- Collected material:
((

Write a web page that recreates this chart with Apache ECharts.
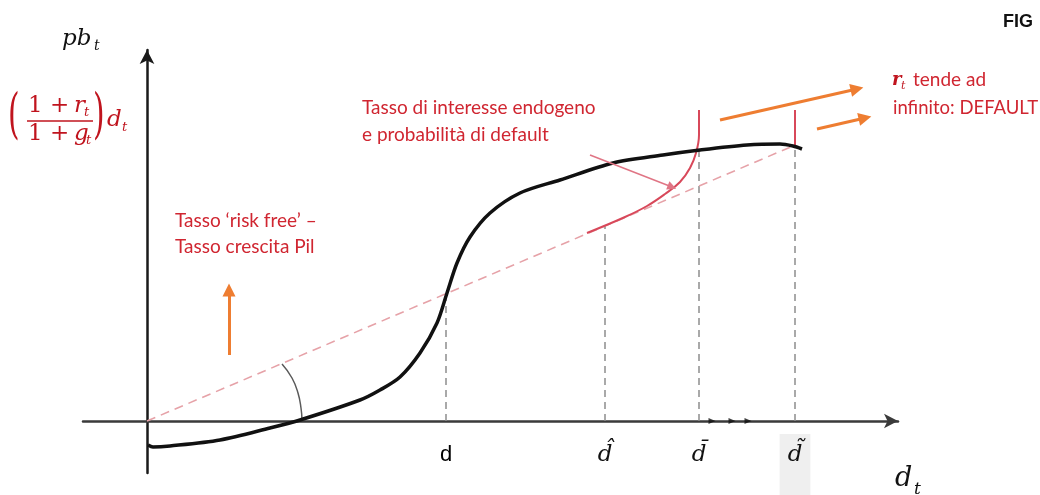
<!DOCTYPE html>
<html>
<head>
<meta charset="utf-8">
<script src="https://cdn.jsdelivr.net/npm/echarts@6/dist/echarts.min.js"></script>
<style>
  html, body { margin: 0; padding: 0; background: #ffffff; }
  #chart { width: 1040px; height: 495px; }
</style>
</head>
<body>
<div id="chart"></div>
<script>
// Primary balance pb_t as a function of the debt level d_t (S-shaped response)
const curveX = [0.1, 0.6, 2.3, 7.3, 12.3, 15.3, 21.3, 23.3, 25.3, 27.3, 29.0, 30.0, 31.0, 32.3, 34.3, 37.3, 41.3, 46.6, 51.6, 55.3, 60.0, 63.3, 64.6, 65.5];
const curveY = [-2.4, -2.6, -2.5, -1.9, -0.7, 0.1, 2.1, 3.1, 4.4, 6.8, 9.8, 12.8, 15.8, 18.4, 20.8, 22.8, 24.1, 25.8, 26.6, 27.1, 27.6, 27.7, 27.5, 27.2];

// Interest burden line ((1+r)/(1+g)) d_t with the risk-free rate
const rateLineX = [0, 64.6];
const rateLineY = [0, 27.5];

// Endogenous rate branch: the burden bends up and explodes at d-bar
const endoX = [44.0, 47.8, 50.0, 51.8, 53.3, 54.3, 54.9, 55.2, 55.2];
const endoY = [18.8, 20.4, 21.5, 22.7, 23.9, 25.3, 26.8, 28.6, 31.1];

// Vertical burden at d-tilde
const tildeX = [64.8, 64.8];
const tildeY = [27.4, 31.1];

// Debt thresholds on the horizontal axis
const thresholdValues = [29.9, 45.8, 55.2, 64.8];
const thresholdLabels = ['d', 'd\u0302', 'd\u0304', 'd\u0303'];
const thresholdTops = [12.8, 19.5, 27.1, 27.4];

// Angle mark between the rate line and the axis
const arcX = [13.5, 14.5, 15.1, 15.4, 15.5];
const arcY = [5.7, 4.3, 2.8, 1.3, 0.1];

// Arrows: [x0, y0, x1, y1]
const orangeArrows = [[8.2, 6.6, 8.2, 13.1], [57.3, 30.1, 71.0, 33.2], [67.0, 29.2, 71.8, 30.3]];
const pinkArrows = [[44.3, 26.6, 52.5, 23.4]];

// Small step marks between d-bar and d-tilde
const stepMarksX = [56.5, 58.5, 60.1];

const RED = '#d02631';
const DARKRED = '#c0141e';
const SERIF = '"DejaVu Serif"';
const SANS = 'Lato';

const zip = (xs, ys) => xs.map((x, i) => [x, ys[i]]);

const dropSeries = thresholdValues.map((x, i) => ({
  type: 'line',
  data: [[x, 0], [x, thresholdTops[i]]],
  symbol: 'none',
  lineStyle: { color: '#8c8c8c', width: 1.5, type: [7, 5] },
  z: 1,
  silent: true
}));

const arrowSeries = (list, color, width, size) => ({
  type: 'line',
  data: [],
  silent: true,
  markLine: {
    silent: true,
    animation: false,
    symbol: ['none', 'triangle'],
    symbolSize: size,
    label: { show: false },
    lineStyle: { color: color, width: width, type: 'solid' },
    data: list.map(a => [{ coord: [a[0], a[1]] }, { coord: [a[2], a[3]] }])
  }
});

const txt = (x, y, text, font, fill, extra) => Object.assign({
  type: 'text', x: x, y: y,
  style: { text: text, font: font, fill: fill, textVerticalAlign: 'middle', verticalAlign: 'middle' }
}, extra || {});

// threshold names written under the axis, one style per kind of symbol
const labelStyle = (i) => (i === 0 ? 's' : (i === 3 ? 'g' : 'm'));

const chart = echarts.init(document.getElementById('chart'), null, { renderer: 'canvas' });

chart.setOption({
  animation: false,
  backgroundColor: '#ffffff',
  grid: { left: 83, right: 142, top: 50, bottom: 22, containLabel: false, outerBoundsMode: 'none' },
  xAxis: {
    type: 'value',
    min: -6.4,
    max: 75.1,
    splitLine: { show: false },
    axisTick: { show: false },
    axisLabel: { show: false },
    axisLine: {
      show: true, onZero: true,
      symbol: ['none', 'arrow'], symbolSize: [11, 14],
      lineStyle: { color: '#3a3a3a', width: 2.5 }
    }
  },
  yAxis: {
    type: 'value',
    min: -5.2,
    max: 37.1,
    splitLine: { show: false },
    axisTick: { show: false },
    axisLabel: { show: false },
    axisLine: {
      show: true, onZero: true,
      symbol: ['none', 'arrow'], symbolSize: [11, 14],
      lineStyle: { color: '#1a1a1a', width: 2.5 }
    }
  },
  series: [
    ...dropSeries,
    {
      type: 'line', data: zip(rateLineX, rateLineY), symbol: 'none', silent: true, z: 2,
      lineStyle: { color: '#e6a2a8', width: 1.6, type: [9, 6] }
    },
    {
      type: 'line', data: zip(arcX, arcY), symbol: 'none', smooth: true, silent: true, z: 2,
      lineStyle: { color: '#5a5a5a', width: 1.5 }
    },
    {
      type: 'line', data: zip(endoX, endoY), symbol: 'none', smooth: 0.4, silent: true, z: 3,
      lineStyle: { color: '#d8485a', width: 2 }
    },
    {
      type: 'line', data: zip(tildeX, tildeY), symbol: 'none', silent: true, z: 3,
      lineStyle: { color: '#d8485a', width: 2 }
    },
    {
      type: 'line', data: zip(curveX, curveY), symbol: 'none', smooth: 0.3, silent: true, z: 4,
      lineStyle: { color: '#111111', width: 3.5 }
    },
    {
      type: 'scatter', data: stepMarksX.map(x => [x, 0]), symbol: 'triangle', symbolSize: [6, 7], symbolRotate: -90,
      itemStyle: { color: '#111' }, silent: true, z: 5
    },
    {
      type: 'scatter', silent: true, z: 6,
      symbolSize: 0,
      itemStyle: { color: '#000000' },
      emphasis: { disabled: true },
      data: thresholdValues.map((x, i) => ({ value: [x, 0], name: thresholdLabels[i] })),
      label: {
        show: true,
        position: 'bottom',
        distance: 13,
        color: '#000000',
        opacity: 1,
        formatter: (p) => '{' + labelStyle(p.dataIndex) + '|' + p.name + '}',
        rich: {
          s: { fontFamily: '"Liberation Sans"', fontSize: 22, color: '#000000', padding: [10, 8, 30, 8] },
          m: { fontFamily: SERIF, fontStyle: 'italic', fontSize: 23, color: '#111111', padding: [10, 8, 30, 8] },
          g: { fontFamily: SERIF, fontStyle: 'italic', fontSize: 23, color: '#111111', padding: [10, 8, 30, 8], backgroundColor: '#efefef' }
        }
      }
    },
    arrowSeries(orangeArrows, '#ee7d31', 3, [13, 13]),
    arrowSeries(pinkArrows, '#e07585', 1.6, [9, 9])
  ],
  graphic: [
    // vertical axis name pb_t
    txt(62, 39, 'pb', 'italic 23px ' + SERIF, '#111'),
    txt(94, 46, 't', 'italic 14px ' + SERIF, '#111'),
    // burden coefficient ((1+r)/(1+g)) d_t
    txt(8, 118, '(', '54px ' + SERIF, DARKRED, { scaleX: 0.55 }),
    txt(28, 106, '1 + ', '23px ' + SERIF, DARKRED),
    txt(74, 106, 'r', 'italic 23px ' + SERIF, DARKRED),
    txt(84, 113, 't', 'italic 13px ' + SERIF, DARKRED),
    { type: 'line', shape: { x1: 27, y1: 121, x2: 93, y2: 121 }, style: { stroke: DARKRED, lineWidth: 1.5 } },
    txt(28, 134, '1 + ', '23px ' + SERIF, DARKRED),
    txt(74, 134, 'g', 'italic 23px ' + SERIF, DARKRED),
    txt(86, 141, 't', 'italic 13px ' + SERIF, DARKRED),
    txt(93, 118, ')', '54px ' + SERIF, DARKRED, { scaleX: 0.55 }),
    txt(107, 120, 'd', 'italic 23px ' + SERIF, DARKRED),
    txt(122, 128, 't', 'italic 13px ' + SERIF, DARKRED),
    // annotations
    txt(362, 108, 'Tasso di interesse endogeno', '19px ' + SANS, RED),
    txt(362, 135, 'e probabilità di default', '19px ' + SANS, RED),
    txt(175, 221, 'Tasso \u2018risk free\u2019 \u2013', '19px ' + SANS, RED),
    txt(175, 247, 'Tasso crescita Pil', '19px ' + SANS, RED),
    txt(892, 80, 'r', 'italic bold 18px ' + SERIF, DARKRED),
    txt(901, 86, 't', 'italic 11px ' + SERIF, DARKRED),
    txt(913, 80, 'tende ad', '19px ' + SANS, RED),
    txt(893, 108, 'infinito: DEFAULT', '18.5px ' + SANS, RED),
    txt(1003, 22, 'FIG', 'bold 18px "Liberation Sans"', '#111'),
    // horizontal axis name d_t
    txt(895, 479, 'd', 'italic 27px ' + SERIF, '#111'),
    txt(914, 490, 't', 'italic 17px ' + SERIF, '#111')
  ]
});
</script>
</body>
</html>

))

- Prompt: Your answer should be one number: how many lines in the material above contain the string "with".

- Task answer: 2